Q: Bagaimana kalau anak tetap mengganggu saat kerja?
A: Libatkan pasangan atau keluarga lain untuk berbagi peran. Jika tidak memungkinkan, atur waktu kerja jadi blok-blok kecil saat anak tidur atau bermain.

Q: Apakah boleh kerja sambil nonton anak?
A: Boleh, tapi pilih tugas yang ringan atau tidak terlalu membutuhkan konsentrasi tinggi saat multitasking.

Q: Apakah perlu punya meja kerja khusus?
A: Tidak wajib, tapi sangat membantu. Yang penting adalah area tersebut dikenali sebagai zona kerja oleh keluarga.

Q: Apa dampak WFH tanpa batas waktu kerja?
A: Burnout. Produktivitas turun, kesehatan mental terganggu. Pastikan punya jam kerja dan jam istirahat yang jelas.
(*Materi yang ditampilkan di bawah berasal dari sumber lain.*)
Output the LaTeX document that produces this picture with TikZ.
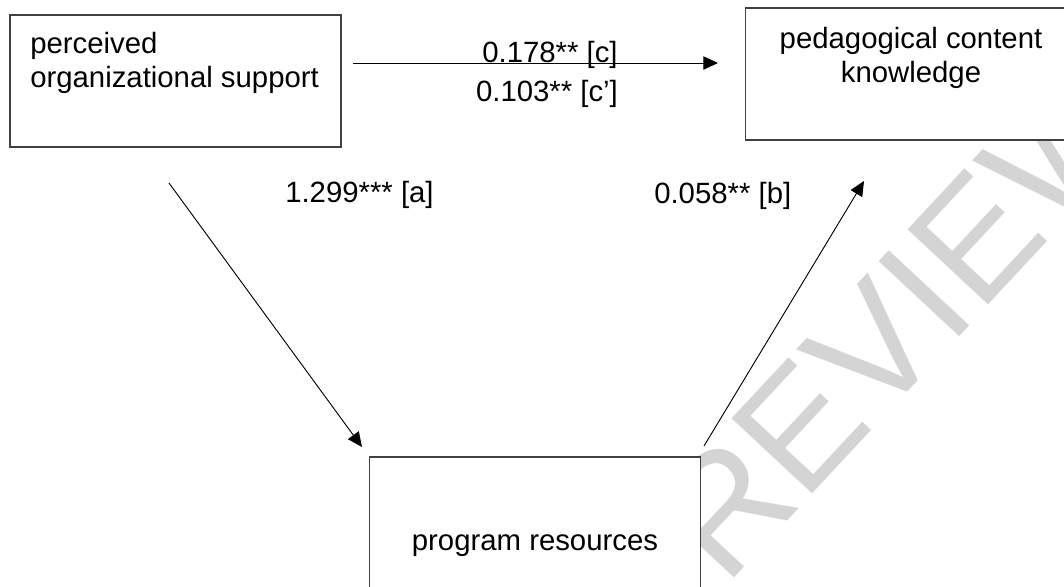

Q: Apakah teknik Pomodoro cocok untuk ibu rumah tangga yang kerja dari rumah?
A: Cocok banget. Karena ritme kerja singkat dan jeda rutin bisa disesuaikan dengan ritme rumah tangga.

Q: Bagaimana cara menjelaskan ke anak balita soal waktu kerja?
A: Gunakan bahasa visual. Misalnya: “Kalau lampu meja nyala, berarti mama kerja. Nanti kalau mati, kita bisa main ya.”


Kesimpulan: WFH Bukan Sekadar di Rumah, Tapi Juga Disiplin dan Komunikasi

Work from home bukan berarti bekerja sendirian di tengah kekacauan rumah. Tapi soal mengelola batas, menyusun rutinitas, dan menjalin komunikasi yang sehat dengan keluarga.

Dengan niat dan strategi yang tepat, WFH bisa jadi kesempatan emas untuk menikmati waktu bersama keluarga tanpa mengorbankan produktivitas.